Retrieve all the keys in the text dictionary which records the file name and the file contianing as string. For each text dictionary value, `split('\n')` is used to split the string file into list lines. 

And then retrieve its lines and parse each line using the pre-defined function `sparse_one_line()` and connect line results together. 
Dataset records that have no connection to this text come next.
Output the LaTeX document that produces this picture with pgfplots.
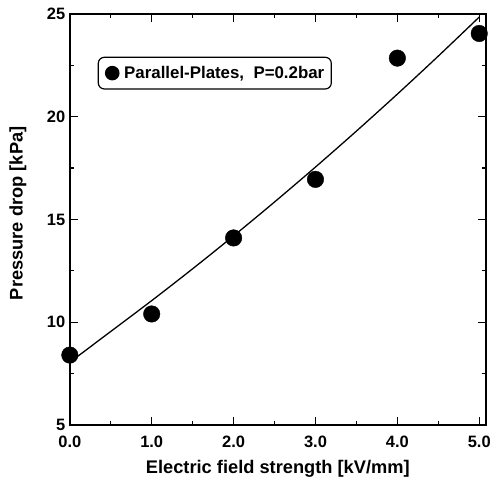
\documentclass[border=0pt]{standalone}
\usepackage{fontspec}
\setmainfont{Liberation Sans}
\usepackage{pgfplots}
\pgfplotsset{compat=1.18}
\begin{document}
\begin{tikzpicture}
\begin{axis}[name=ax, scale only axis, width=417pt, height=412pt,
 xmin=0, xmax=5.08, ymin=5, ymax=25,
 xtick={0,1,2,3,4,5}, xticklabels={0.0,1.0,2.0,3.0,4.0,5.0},
 ytick={5,10,15,20,25}, minor x tick num=1, minor y tick num=1,
 tick align=inside, major tick length=8pt, minor tick length=4pt,
 axis line style={line width=1.6pt}, tick style={line width=1.2pt, black},
 ticklabel style={font=\fontsize{16.5}{18}\selectfont\bfseries},
 xticklabel style={yshift=-8pt},
 yticklabel style={xshift=-1pt},
 /pgf/number format/assume math mode=true,
 xlabel={Electric field strength [kV/mm]}, ylabel={Pressure drop [kPa]},
 label style={font=\fontsize{18.3}{20}\selectfont\bfseries},
 xlabel style={at={(axis description cs:0.5,-0.107)}, anchor=center},
 ylabel style={at={(axis description cs:-0.125,0.515)}, anchor=center},
 clip=false,
 legend style={at={(axis description cs:0.067,0.896)}, anchor=north west, rounded corners=6pt, draw=black, line width=1.2pt, font=\fontsize{16.9}{19}\selectfont\bfseries, inner xsep=4pt, inner ysep=6pt, nodes={inner xsep=3pt, inner ysep=3pt}},
 legend cell align=left,
 legend image code/.code={\draw[mark size=6.7pt] plot coordinates {(10pt,0pt)}; \path[draw=none,fill=none] (0pt,0pt) -- (19pt,0pt);},
]
\addplot[only marks, mark=*, mark size=8.3pt, black] coordinates {(0,8.4) (1,10.4) (2,14.1) (3,16.95) (4,22.85) (5,24.05)};
\addlegendentry{Parallel-Plates,\ \ P=0.2bar}
\addplot[black, line width=1.3pt, smooth] coordinates {(0,8.05) (0.5,9.55) (1,11.05) (1.5,12.6) (2,14.2) (2.5,15.85) (3,17.55) (3.5,19.3) (4,21.1) (4.5,22.95) (5,24.85)};
\end{axis}
\path ([xshift=-70pt,yshift=-53pt]ax.south west) rectangle ([xshift=7pt,yshift=14pt]ax.north east);
\end{tikzpicture}
\end{document}
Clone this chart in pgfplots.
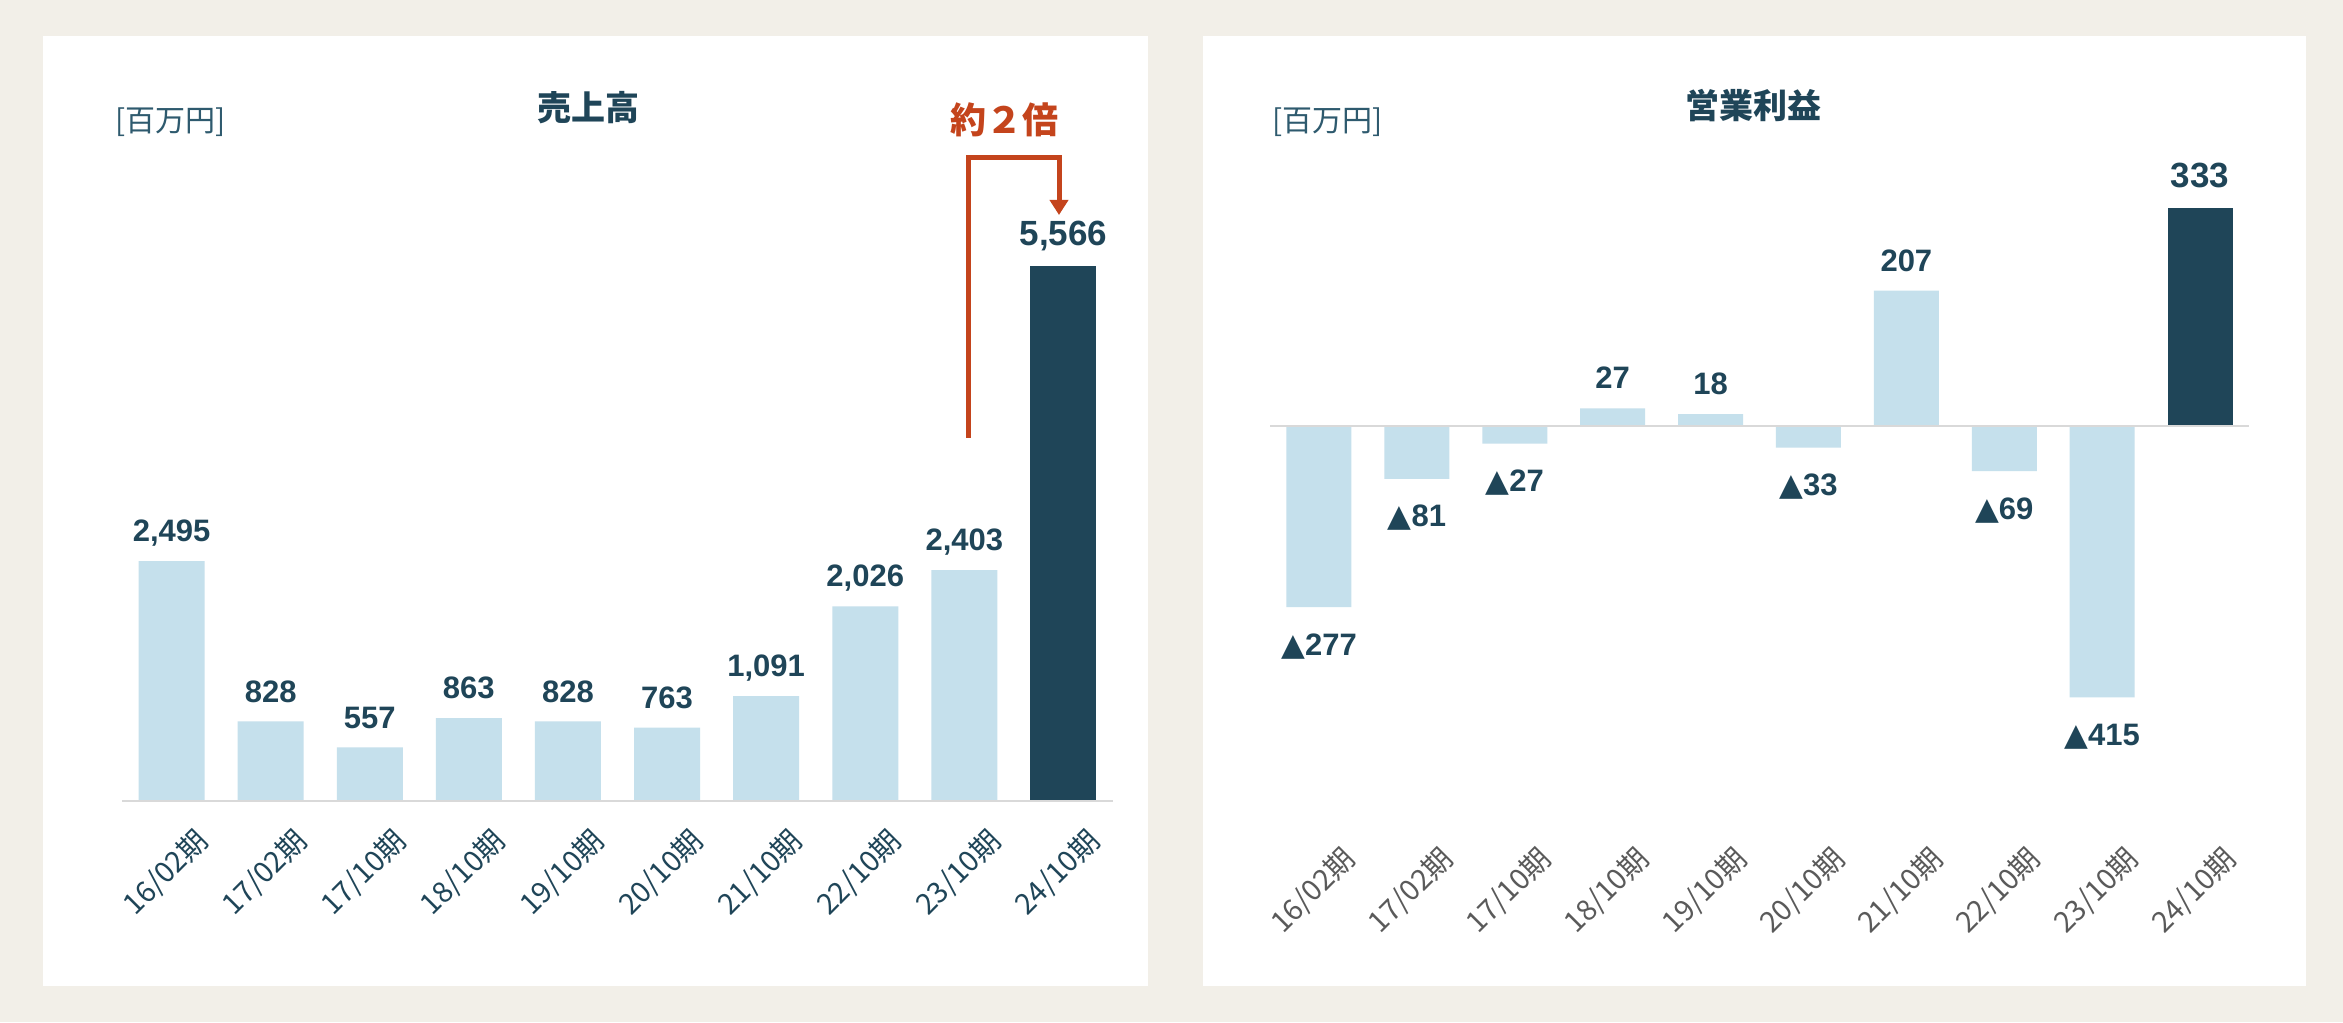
\documentclass[border=0pt]{standalone}
\usepackage{fontspec}
\usepackage{pgfplots}
\pgfplotsset{compat=1.18}
\usetikzlibrary{arrows.meta}
\setmainfont{Noto Sans CJK JP}
\newfontfamily\numfont{Liberation Sans}
\newfontfamily\dv{DejaVu Sans}
\definecolor{bg}{HTML}{F2EFE8}
\definecolor{navy}{HTML}{1F4558}
\definecolor{lightb}{HTML}{C5E0EC}
\definecolor{orng}{HTML}{C4441C}
\definecolor{tickgray}{HTML}{5A5A5A}
\definecolor{axgray}{HTML}{D9D9D9}
\definecolor{unitc}{HTML}{2E5A6E}
\begin{document}
\begin{tikzpicture}
\path[use as bounding box, fill=bg] (0,0) rectangle (1171.5pt,511pt);
\fill[white] (21.5pt,18pt) rectangle (574pt,493pt);
\fill[white] (601.5pt,18pt) rectangle (1153pt,493pt);
% ---------------- left: sales
\begin{axis}[at={(61pt,110.5pt)}, anchor=south west, scale only axis,
  width=495.5pt, height=288.35pt, xmin=-0.5, xmax=9.5, ymin=0, ymax=6000,
  ybar, axis line style={draw=none}, tick style={draw=none}, ytick=\empty,
  xtick={0,...,9},
  xticklabels={16/02期,17/02期,17/10期,18/10期,19/10期,20/10期,21/10期,22/10期,23/10期,24/10期},
  xticklabel style={rotate=45, anchor=north east, inner sep=0pt,
    font=\fontsize{14.5pt}{17pt}\selectfont, text=navy, xshift=2pt, yshift=-13pt},
  clip=false,
  /pgf/number format/1000 sep={,}, /pgf/number format/assume math mode=true]
\addplot[ybar, bar width=33pt, bar shift=0pt, fill=lightb, draw=none,
  nodes near coords,
  every node near coord/.append style={anchor=south, inner sep=0pt, text depth=0pt, yshift=9.5pt,
    font=\numfont\bfseries\fontsize{15.5pt}{18pt}\selectfont, text=navy}]
  coordinates {(0,2495) (1,828) (2,557) (3,863) (4,828) (5,763) (6,1091) (7,2026) (8,2403)};
\addplot[ybar, bar width=33pt, bar shift=0pt, fill=navy, draw=none,
  nodes near coords,
  every node near coord/.append style={anchor=south, inner sep=0pt, text depth=0pt, yshift=10pt,
    font=\numfont\bfseries\fontsize{17.5pt}{20pt}\selectfont, text=navy}]
  coordinates {(9,5566)};
\draw[axgray, line width=1pt] (axis cs:-0.5,0) -- (axis cs:9.5,0);
\end{axis}
% ---------------- right: operating profit
\begin{axis}[at={(635pt,101.5pt)}, anchor=south west, scale only axis,
  width=489.5pt, height=327.3pt, xmin=-0.5, xmax=9.5, ymin=-601, ymax=400,
  ybar, axis line style={draw=none}, tick style={draw=none}, ytick=\empty,
  xtick={0,...,9},
  xticklabels={16/02期,17/02期,17/10期,18/10期,19/10期,20/10期,21/10期,22/10期,23/10期,24/10期},
  xticklabel style={rotate=45, anchor=north east, inner sep=0pt,
    font=\fontsize{14.5pt}{17pt}\selectfont, text=tickgray, xshift=2pt, yshift=-13pt},
  clip=false,
  /pgf/number format/assume math mode=true]
\addplot[ybar, bar width=32.5pt, bar shift=0pt, fill=lightb, draw=none,
  nodes near coords,
  every node near coord/.append style={anchor=south, inner sep=0pt, text depth=0pt, yshift=9.5pt,
    font=\numfont\bfseries\fontsize{15.5pt}{18pt}\selectfont, text=navy}]
  coordinates {(3,27) (4,18) (6,207)};
\addplot[ybar, bar width=32.5pt, bar shift=0pt, fill=lightb, draw=none,
  point meta=explicit symbolic,
  nodes near coords={{\dv ▲}\pgfplotspointmeta},
  every node near coord/.append style={anchor=north, inner sep=0pt, yshift=-13pt,
    font=\numfont\bfseries\fontsize{15.5pt}{18pt}\selectfont, text=navy}]
  coordinates {(0,-277) [277] (1,-81) [81] (2,-27) [27] (5,-33) [33] (7,-69) [69] (8,-415) [415]};
\addplot[ybar, bar width=32.5pt, bar shift=0pt, fill=navy, draw=none,
  nodes near coords,
  every node near coord/.append style={anchor=south, inner sep=0pt, text depth=0pt, yshift=10pt,
    font=\numfont\bfseries\fontsize{17.5pt}{20pt}\selectfont, text=navy}]
  coordinates {(9,333)};
\draw[axgray, line width=1pt] (axis cs:-0.5,0) -- (axis cs:9.5,0);
\end{axis}
% ---------------- titles and annotations
\node[font=\bfseries\fontsize{17pt}{20pt}\selectfont, text=navy] at (294pt,457pt) {売上高};
\node[font=\bfseries\fontsize{17pt}{20pt}\selectfont, text=navy] at (876.5pt,458pt) {営業利益};
\node[anchor=west, inner sep=0pt, font=\fontsize{15pt}{18pt}\selectfont, text=unitc] at (57.5pt,450pt) {[百万円]};
\node[anchor=west, inner sep=0pt, font=\fontsize{15pt}{18pt}\selectfont, text=unitc] at (636pt,450pt) {[百万円]};
\node[font=\bfseries\fontsize{18pt}{21pt}\selectfont, text=orng] at (502pt,451pt) {約２倍};
\draw[orng, line width=2.5pt, -{Triangle[width=9pt,length=7.5pt]}]
  (484pt,292pt) -- (484pt,432pt) -- (529.5pt,432pt) -- (529.5pt,403.5pt);
\end{tikzpicture}
\end{document}
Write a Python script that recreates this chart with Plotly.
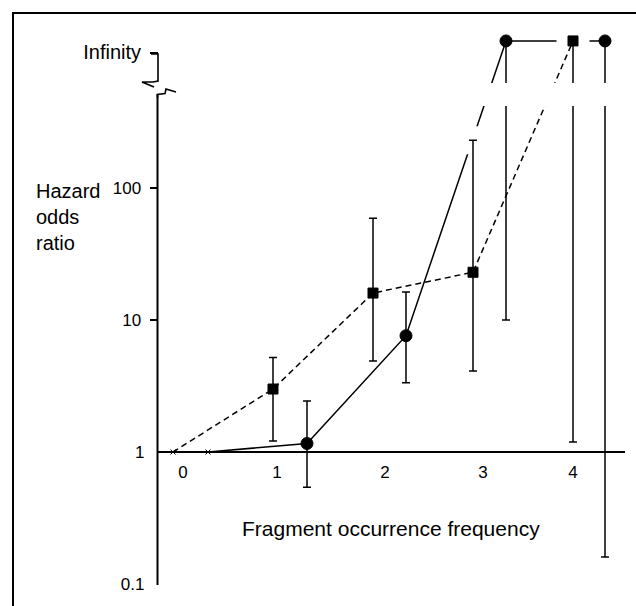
import plotly.graph_objects as go

# ---------------- data ----------------
INF = 1300          # value at which "infinite" odds ratios are plotted
INF_TICK = 1050     # position of the "Infinity" tick on the axis

sq_x = [0, 1, 2, 3, 4]
sq_y = [1, 3.0, 16, 23, INF]
sq_lo = [1, 1.21, 4.9, 4.1, 1.19]
sq_hi = [1, 5.2, 59, 230, INF]
sq_symbols = ["x-thin", "square", "square", "square", "square"]

ci_x = [0.35, 1.34, 2.33, 3.33, 4.32]
ci_y = [1, 1.16, 7.6, INF, INF]
ci_lo = [1, 0.54, 3.35, 10, 0.16]
ci_hi = [1, 2.43, 16.3, INF, INF]
ci_symbols = ["x-thin", "circle", "circle", "circle", "circle"]

# ticks drawn with a tick mark
y_tick_vals = [10, 100, INF_TICK]
y_tick_text = ["10", "100", "<span style='font-size:20px'>Infinity</span>"]
# labels shown without a tick mark
y_label_vals = [0.1, 1]
y_label_text = ["0.1", "1"]
x_tick_vals = [0.10, 1.04, 2.12, 3.10, 4.00]
x_tick_text = ["0", "1", "2", "3", "4"]

y_title_lines = ["Hazard", "odds", "ratio"]
x_title = "Fragment occurrence frequency"

# ---------------- layout helpers ----------------
W, H = 636, 606
FONT = "Liberation Sans"
Y_RANGE = [-1.1667, 3.4242]


def px(x):
    return x / W


def py(y):
    return 1 - y / H


def path(points):
    return "M " + " L ".join(f"{px(a):.5f},{py(b):.5f}" for a, b in points)


def err(vals, lo, hi):
    return ([h - v for v, h in zip(vals, hi)], [v - l for v, l in zip(vals, lo)])


fig = go.Figure()

ci_up, ci_dn = err(ci_y, ci_lo, ci_hi)
fig.add_trace(go.Scatter(
    x=ci_x, y=ci_y, mode="lines+markers",
    line=dict(color="black", width=1.5),
    marker=dict(symbol=ci_symbols, size=[5, 12, 12, 12, 12], color="black", opacity=1,
                line=dict(color="black", width=1)),
    error_y=dict(type="data", symmetric=False, array=ci_up, arrayminus=ci_dn,
                 color="black", thickness=1.5, width=4),
    showlegend=False, hoverinfo="skip",
))

# white gaps in the solid line where it passes behind square-series marks
GAP = 0.165
fig.add_trace(go.Scatter(
    x=[sq_x[4] - GAP, sq_x[4] + GAP], y=[sq_y[4], sq_y[4]], mode="lines",
    line=dict(color="white", width=6), showlegend=False, hoverinfo="skip",
))
fig.add_trace(go.Scatter(
    x=[sq_x[3] - 0.1, sq_x[3] + 0.12], y=[sq_hi[3], sq_hi[3]], mode="lines",
    line=dict(color="white", width=28), showlegend=False, hoverinfo="skip",
))

sq_up, sq_dn = err(sq_y, sq_lo, sq_hi)
fig.add_trace(go.Scatter(
    x=sq_x, y=sq_y, mode="lines+markers",
    line=dict(color="black", width=1.5, dash="6px,4px"),
    marker=dict(symbol=sq_symbols, size=[5, 10, 10, 10, 10], color="black", opacity=1,
                line=dict(color="black", width=1)),
    error_y=dict(type="data", symmetric=False, array=sq_up, arrayminus=sq_dn,
                 color="black", thickness=1.5, width=4),
    showlegend=False, hoverinfo="skip",
))

# invisible trace so the tick-less label axis is drawn
fig.add_trace(go.Scatter(x=[None], y=[None], yaxis="y2", showlegend=False, hoverinfo="skip"))

shapes = []
# outer frame
shapes.append(dict(type="rect", xref="paper", yref="paper",
                   x0=px(13), x1=px(700), y0=py(700), y1=py(13),
                   line=dict(color="black", width=2), layer="above"))
# axis break band mask
shapes.append(dict(type="rect", xref="paper", yref="paper",
                   x0=px(160), x1=px(640), y0=py(106), y1=py(83),
                   fillcolor="white", line=dict(width=0), layer="above"))
# y axis lower part
shapes.append(dict(type="path", xref="paper", yref="paper",
                   path=path([(157.5, 94), (157.5, 585)]),
                   line=dict(color="black", width=2), layer="above"))
# x baseline at odds ratio 1
shapes.append(dict(type="path", xref="paper", yref="paper",
                   path=path([(157, 452), (625, 452)]),
                   line=dict(color="black", width=2), layer="above"))
# break symbol, upper part
shapes.append(dict(type="path", xref="paper", yref="paper",
                   path=path([(151, 54), (158, 54), (158, 81), (153, 82), (142, 82), (154, 87)]),
                   line=dict(color="black", width=1.6), layer="above"))
# break symbol, lower part
shapes.append(dict(type="path", xref="paper", yref="paper",
                   path=path([(176, 92), (166, 89), (165, 93.5), (157.5, 94.5), (157.5, 98)]),
                   line=dict(color="black", width=1.6), layer="above"))

annotations = []
for i, t in enumerate(y_title_lines):
    annotations.append(dict(text=t, x=px(34), y=py(191 + 26 * i), xref="paper", yref="paper",
                            xanchor="left", yanchor="middle", showarrow=False,
                            font=dict(family=FONT, size=20, color="black")))
annotations.append(dict(text=x_title, x=px(391), y=py(528), xref="paper", yref="paper",
                        xanchor="center", yanchor="middle", showarrow=False,
                        font=dict(family=FONT, size=21, color="black")))

tickfont = dict(family=FONT, size=17, color="black")
fig.update_layout(
    width=W, height=H,
    margin=dict(l=0, r=0, t=0, b=0),
    paper_bgcolor="white", plot_bgcolor="white",
    shapes=shapes, annotations=annotations,
    xaxis=dict(range=[-1.73, 4.63], showgrid=False, zeroline=False, showline=False,
               tickmode="array", tickvals=x_tick_vals, ticktext=x_tick_text,
               ticks="", anchor="free", position=py(452), ticklabelstandoff=8,
               tickfont=tickfont),
    yaxis=dict(type="log", range=Y_RANGE, showgrid=False, zeroline=False,
               showline=False, tickmode="array", tickvals=y_tick_vals, ticktext=y_tick_text,
               ticks="outside", ticklen=8, tickwidth=2, tickcolor="black",
               anchor="free", position=px(157.5), ticklabelstandoff=5,
               tickfont=tickfont),
    yaxis2=dict(type="log", range=Y_RANGE, overlaying="y", side="left", showgrid=False,
                zeroline=False, showline=False, tickmode="array", tickvals=y_label_vals,
                ticktext=y_label_text, ticks="", anchor="free", position=px(157.5),
                ticklabelstandoff=13, tickfont=tickfont),
    font=dict(family=FONT, color="black"),
)

fig.write_html("out.html", config={"displayModeBar": False},
               post_script="document.body.style.margin='0px';")
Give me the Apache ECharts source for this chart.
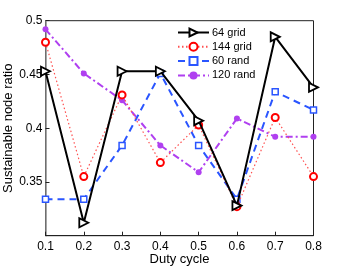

After sparsing each file, the result will be wrote into a text file and store the file into `.\sparse_files` folder with the function `write_sparse()`.

In [21]:
for i in list(text_dict.keys()):   # file name will be i.txt
    topic = ''
    str_ls = text_dict[i].split('\n')  # split lines in each topic file
    for j in range(len(str_ls)): 
        topic = topic + sparse_one_line(str_ls[j], token_dic) # parse each line
    spr_name = i + '.txt'
    sps_path = os.path.join(sparse_path, spr_name)
    write_sparse(topic, sps_path)

## Summary


* learned how to select word tokens. From the first sub-task, we understand what is stop words and what kind of words should be selected as tokens. In general, when the word length is smaller than 3, the word might be nonsignificant. 
* Sparse representation represents the features of token in each paragragh.
* The aim of text pre-processing is processing the text to get features of the text. The features may be the words the lines  or the paragraphs or even the text files.